Speech by Prime Minister Schoof at the National Holocaust Remembrance ceremony in Amsterdam
Ladies and gentlemen,
For 40 years, Gerhard Durlacher, an Auschwitz survivor, was able to ‘draw a veil’ over his ‘history in the inferno’, as he put it.
For 40 years, he kept silent on the hell he had endured.
Out of self-protection.
Until finally, in later life, he began to write about it.
He felt he had to.
So that he would not be caught up and overwhelmed by the dark shadows of his past.
And so that he could issue a warning.
He wrote: I feel that I must not forget, that this story must not disappear into the void, that future generations must understand where discrimination, indifference and the absence of respect for other human beings can lead us.

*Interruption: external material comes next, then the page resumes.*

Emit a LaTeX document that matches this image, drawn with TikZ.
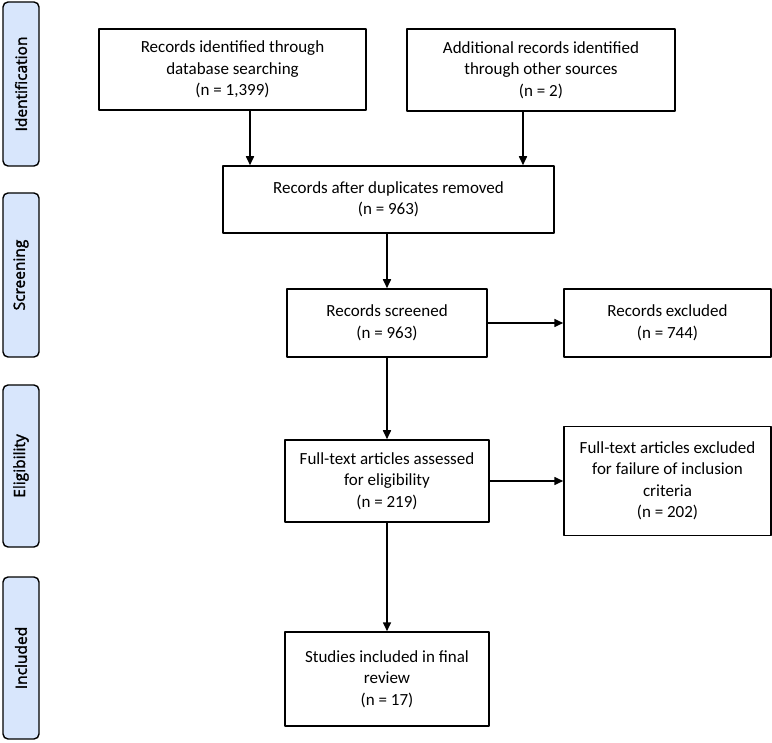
\documentclass[tikz,border=0pt]{standalone}
\usepackage{fontspec}
\setmainfont{Carlito}
\newfontfamily\sidefont[FakeBold=2]{Open Sans}
\usetikzlibrary{arrows.meta}
\definecolor{sideblue}{RGB}{216,230,252}
\tikzset{
  flowbox/.style={draw,line width=1.5pt,align=center,inner sep=2pt,
    font=\fontsize{17}{21.5}\selectfont},
  sidebox/.style={draw,line width=1.4pt,rounded corners=5pt,fill=sideblue,
    rotate=90,minimum height=36pt,inner sep=0pt,
    font=\sidefont\fontsize{15.5}{17}\selectfont}
}
\begin{document}
\begin{tikzpicture}[line cap=round,line join=round,>={Triangle[length=9pt,width=8pt]},x=1pt,y=-1pt]
\useasboundingbox (0,0) rectangle (772,743);
% phase labels
\node[sidebox,minimum width=164pt] (ident) at (21,84) {Identification};
\node[sidebox,minimum width=164pt] (screen) at (21,275) {Screening};
\node[sidebox,minimum width=162pt] (elig) at (21,466) {Eligibility};
\node[sidebox,minimum width=162pt] (incl) at (21,658) {Included};
% boxes
\node[flowbox,minimum width=267pt,minimum height=81pt] (dbsearch) at (232.5,69.5)
  {Records identified through\\database searching\\(n = 1,399)};
\node[flowbox,minimum width=268pt,minimum height=82pt] (othersrc) at (541,70)
  {Additional records identified\\through other sources\\(n = 2)};
\node[flowbox,minimum width=331pt,minimum height=67pt] (nodup) at (388.5,199.5)
  {Records after duplicates removed\\(n = 963)};
\node[flowbox,minimum width=200pt,minimum height=68pt] (screened) at (387,323)
  {Records screened\\(n = 963)};
\node[flowbox,minimum width=207pt,minimum height=68pt] (excl) at (667.5,323)
  {Records excluded\\(n = 744)};
\node[flowbox,minimum width=204pt,minimum height=82pt] (fulltext) at (387,481)
  {Full-text articles assessed\\for eligibility\\(n = 219)};
\node[flowbox,minimum width=207pt,minimum height=109pt] (ftexcl) at (667.5,481)
  {Full-text articles excluded\\for failure of inclusion\\criteria\\(n = 202)};
\node[flowbox,minimum width=204pt,minimum height=94pt] (final) at (387,679)
  {Studies included in final\\review\\(n = 17)};
% arrows
\draw[->,line width=1.6pt] (250,0 |- dbsearch.south) -- (250,0 |- nodup.north);
\draw[->,line width=1.6pt] (523,0 |- othersrc.south) -- (523,0 |- nodup.north);
\draw[->,line width=1.6pt] (screened.north |- nodup.south) -- (screened.north);
\draw[->,line width=1.6pt] (screened.east) -- (excl.west);
\draw[->,line width=1.6pt] (screened.south) -- (screened.south |- fulltext.north);
\draw[->,line width=1.6pt] (fulltext.east) -- (fulltext.east -| ftexcl.west);
\draw[->,line width=1.6pt] (fulltext.south) -- (fulltext.south |- final.north);
\end{tikzpicture}
\end{document}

Ladies and gentlemen, the overwhelming majority of us belong to those future generations.
And it is bitterly painful to observe, as we begin this year commemorating 80 years since the liberation of the Auschwitz extermination camp, that antisemitism still persists.
In fact, it only seems to be growing more pervasive.
More visible.
More palpable.
Here too, in the streets of Amsterdam, a city that for centuries has been shaped in so many ways by the presence of its Jewish residents and their traditions.
May that presence remain visible here.
Or rather: that presence must remain visible, because hate can never be allowed to prevail.
In the words, once again, of Gerhard Durlacher, I cannot live with hate.
That attitude later inspired the title of a book, One Cannot Live with Hate.
And given his own life story, it is one of extraordinary humanity.
One for which we – those future generations – cannot fail to feel great admiration and deep respect.
When an Auschwitz survivor can succeed in living without hate, it should be a lesson to us all.
We too must refuse to tolerate hate.
Instead we must combat it, with all our strength.
Wherever antisemitism or any other form of discrimination or exclusion rears its head.
Because wherever hate grows, people lose each other.
We lose each other.
The painful reality is that the attacks of 7 October 2023, and all the subsequent violence and anguish, have also fuelled hate.
The pain is felt by many, and it is a source of division: all over the world, and here in our own country too.
And while the past week has brought a spark of hope, it cannot suddenly dissolve all the tensions.
We still face the question of how to bridge differences and heal wounds.
I can’t offer any simple solutions either.
But whatever can – and must – be said today about Israel and Gaza, let us not allow it to detract from the history of the Holocaust.
To weigh up that suffering against the suffering of people today does justice to no one.
Today especially.
Because the 6 million people who were murdered because of who they were – including more than 102,000 Dutch people whose names are inscribed on the National Holocaust Names Memorial near this spot – will be forever innocent.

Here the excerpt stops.